莉子やダイヤと初めて会ってからちょうど1週間が経った。待ち合わせたのは、ドバイの五つ星ホテル「ラッフルズ・ドバイ」だ。

最上階の17階には、本格的な寿司やすき焼きなどが食べられる日本料理店「TOMO」がある。和食の店はドバイでも近年増えているが、会食後にドバイ最大の中国人コミュニティがあるインターナショナルシティに移動する可能性もあると思い、そこから比較的近い、この店を選んだのだ。

 莉子とともに現れた中国人社長のO氏は、27歳だというが、高校生のように若く見えた。身長160cm台ほどと小柄なのだが、全身ハイブランドと一目で分かるギラギラした格好をしていた。

ホテル玄関で出迎えた際にO氏自ら運転してきたのは、日本の市場価格なら3000万円はするメルセデスベンツの高級SUV、G500だった。会社の経営は順調なのだろう。かなりの羽ぶりの良さがうかがえる。
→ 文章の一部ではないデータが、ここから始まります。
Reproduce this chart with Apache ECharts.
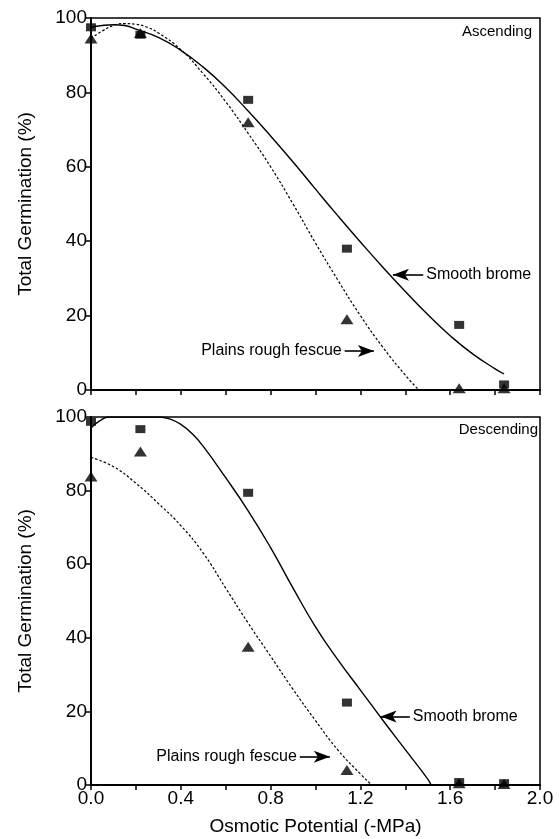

O氏は取り巻きから「老ちゃん」と呼ばれていた。O氏の様子で何か既視感があると思い、少し考えてから気づく。そう、ドバイモールでよく見かけるようになった中国系の若者たちと雰囲気が同じなのだ。ブランド服を着飾るが、垢抜けた感じがしない、あの「チグハグ感」がO氏にもある。

日本人とのコネクションをつくりたい

会食には前回も会ったダイヤ、彼女の交際相手の中国人インフルエンサーに加え、O氏の共同経営者というJ氏(33)と私の友人であるコンサルタント業を営む日本人男性Hさんも合流した。日本のビールで乾杯し、さっそく来歴などを尋ねることにした。通訳を買って出てくれたのは莉子だ。